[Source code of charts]
****************************************

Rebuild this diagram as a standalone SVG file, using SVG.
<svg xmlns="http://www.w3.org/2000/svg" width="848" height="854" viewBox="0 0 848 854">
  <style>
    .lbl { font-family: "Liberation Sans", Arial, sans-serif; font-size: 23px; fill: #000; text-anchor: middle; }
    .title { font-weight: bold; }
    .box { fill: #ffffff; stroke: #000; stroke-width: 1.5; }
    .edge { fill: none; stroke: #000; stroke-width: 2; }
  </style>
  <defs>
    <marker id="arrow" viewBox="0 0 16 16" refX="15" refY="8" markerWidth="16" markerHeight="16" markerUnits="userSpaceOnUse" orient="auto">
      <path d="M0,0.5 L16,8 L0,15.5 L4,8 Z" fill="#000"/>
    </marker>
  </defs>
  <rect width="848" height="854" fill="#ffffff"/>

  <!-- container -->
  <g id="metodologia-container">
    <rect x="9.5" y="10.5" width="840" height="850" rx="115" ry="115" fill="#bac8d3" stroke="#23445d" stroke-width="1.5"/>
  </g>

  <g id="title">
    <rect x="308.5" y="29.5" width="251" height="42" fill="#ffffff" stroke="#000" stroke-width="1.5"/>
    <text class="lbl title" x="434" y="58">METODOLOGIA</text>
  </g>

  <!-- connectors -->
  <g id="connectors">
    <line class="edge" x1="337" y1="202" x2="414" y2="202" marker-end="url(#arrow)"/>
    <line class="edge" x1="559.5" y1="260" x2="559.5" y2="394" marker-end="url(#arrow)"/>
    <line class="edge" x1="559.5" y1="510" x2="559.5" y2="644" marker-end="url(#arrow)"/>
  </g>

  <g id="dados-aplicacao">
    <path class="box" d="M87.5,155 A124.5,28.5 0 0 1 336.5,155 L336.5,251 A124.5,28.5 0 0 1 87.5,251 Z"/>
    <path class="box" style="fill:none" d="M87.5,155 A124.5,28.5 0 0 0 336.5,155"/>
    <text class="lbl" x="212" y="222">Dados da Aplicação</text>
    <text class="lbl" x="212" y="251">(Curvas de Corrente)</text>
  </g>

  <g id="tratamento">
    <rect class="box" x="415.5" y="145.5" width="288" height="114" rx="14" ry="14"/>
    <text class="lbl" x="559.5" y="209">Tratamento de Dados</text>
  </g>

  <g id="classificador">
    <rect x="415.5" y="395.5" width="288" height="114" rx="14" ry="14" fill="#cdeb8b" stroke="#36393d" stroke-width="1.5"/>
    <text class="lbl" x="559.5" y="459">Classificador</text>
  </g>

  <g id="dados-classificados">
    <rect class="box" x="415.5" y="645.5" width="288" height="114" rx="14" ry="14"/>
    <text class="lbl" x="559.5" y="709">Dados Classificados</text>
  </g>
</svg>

****************************************

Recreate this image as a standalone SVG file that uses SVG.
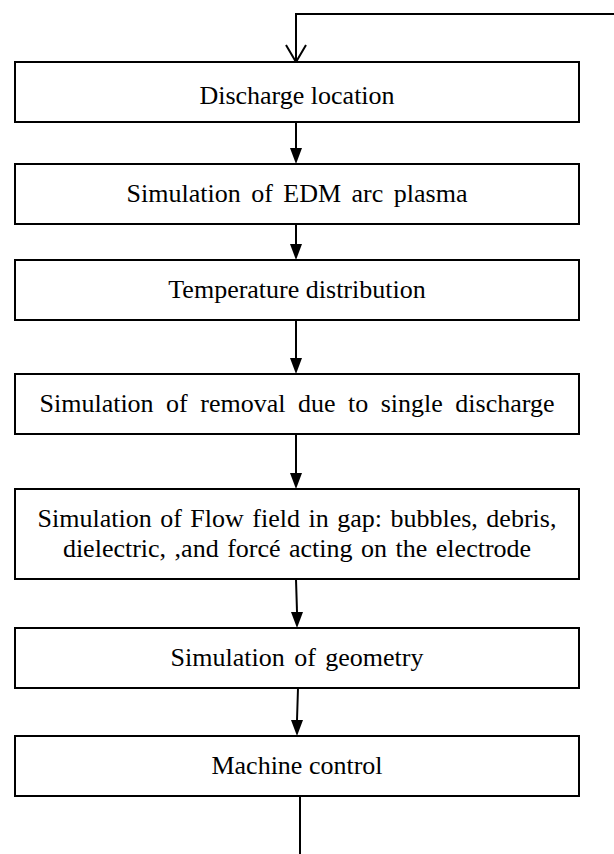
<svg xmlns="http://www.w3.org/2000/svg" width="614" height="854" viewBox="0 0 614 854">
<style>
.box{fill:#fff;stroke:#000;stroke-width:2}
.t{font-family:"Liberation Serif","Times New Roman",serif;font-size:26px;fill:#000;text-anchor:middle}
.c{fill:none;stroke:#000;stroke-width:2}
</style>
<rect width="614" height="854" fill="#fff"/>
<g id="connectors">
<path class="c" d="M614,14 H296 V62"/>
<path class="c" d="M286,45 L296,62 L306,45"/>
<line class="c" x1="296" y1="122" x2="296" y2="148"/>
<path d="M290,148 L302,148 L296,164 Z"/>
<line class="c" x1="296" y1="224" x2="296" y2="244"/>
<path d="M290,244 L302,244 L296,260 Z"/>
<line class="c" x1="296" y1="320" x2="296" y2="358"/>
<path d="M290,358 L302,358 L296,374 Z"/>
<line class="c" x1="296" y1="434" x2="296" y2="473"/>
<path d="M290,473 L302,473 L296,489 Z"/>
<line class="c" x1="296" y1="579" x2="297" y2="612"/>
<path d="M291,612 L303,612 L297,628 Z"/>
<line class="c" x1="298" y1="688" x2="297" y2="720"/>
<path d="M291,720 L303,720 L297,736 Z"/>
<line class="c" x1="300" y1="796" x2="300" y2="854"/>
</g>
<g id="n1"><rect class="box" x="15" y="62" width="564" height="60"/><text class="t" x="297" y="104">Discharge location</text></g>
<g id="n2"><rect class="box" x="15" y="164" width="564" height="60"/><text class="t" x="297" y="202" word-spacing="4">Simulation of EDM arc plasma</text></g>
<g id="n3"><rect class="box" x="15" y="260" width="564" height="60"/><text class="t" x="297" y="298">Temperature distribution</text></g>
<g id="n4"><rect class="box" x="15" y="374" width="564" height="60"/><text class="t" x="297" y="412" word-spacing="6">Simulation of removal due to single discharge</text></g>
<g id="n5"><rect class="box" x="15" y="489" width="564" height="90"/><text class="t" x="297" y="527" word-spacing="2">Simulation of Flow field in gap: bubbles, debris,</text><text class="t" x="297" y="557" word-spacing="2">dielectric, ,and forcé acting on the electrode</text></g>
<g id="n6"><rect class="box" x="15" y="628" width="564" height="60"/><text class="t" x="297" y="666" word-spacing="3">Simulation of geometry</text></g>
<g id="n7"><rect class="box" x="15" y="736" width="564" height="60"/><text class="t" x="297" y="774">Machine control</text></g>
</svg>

****************************************

What is asked:
Provide solely the number of lines in the data that include the word "this".

Expected output:
2